最終条件提示の際に「責任範囲に応じて相談も可能でしょうか」と控えめに聞くのが良いです。
🔹 子どもが私立に通っていて支出が多い
→ 給与交渉の理由にするのではなく、志望動機の裏付けとして伝えましょう。
🔹 家計的に給与が300万以下だと厳しい
→ まずは職務内容を理解し、「この責任範囲での想定年収は?」と逆質問を。
その上で「可能なら最低ラインが300万円程度だとありがたいです」と相談ベースにすると◎。
まとめ|「子どもが小さいから」は戦略的に言葉を選ぶ
60代で初めての転職は、家庭や生活の責任がまだ大きい方が多いのは事実です。
だからこそ、「給与を下げたくない」という思いはよくわかります。
でも、その思いをそのままぶつけるのではなく、
「どう言えば企業にとって納得できるか」を考えるのが、面接での最重要ポイントです。
私の立場から強くお伝えしたいのは、
企業はあなたの生活を守るために給与を払うのではなく、あなたの貢献に期待して投資するということ。

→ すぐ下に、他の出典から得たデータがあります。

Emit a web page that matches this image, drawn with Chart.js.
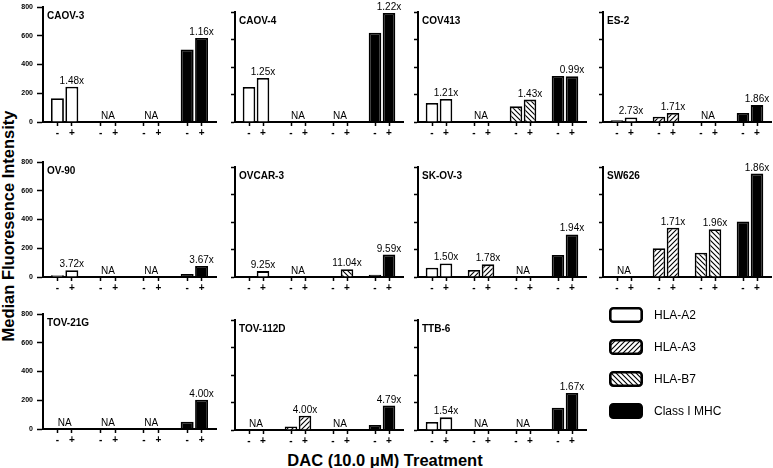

だからこそ、自分の市場価値は何か? それをどう伝えるか? を面接前に整理して、
覚悟と準備を持って挑んでください。
あなたの経験は必ず強みになります。
言葉の使い方ひとつで、それを活かせるかどうかは大きく変わります。
💡 あなたなら、どう伝えますか?
「子どもが小さいから」
その一言を、単なる事情ではなく“覚悟の裏付け”として表現できるかどうかが、
60代の転職を成功させるカギです。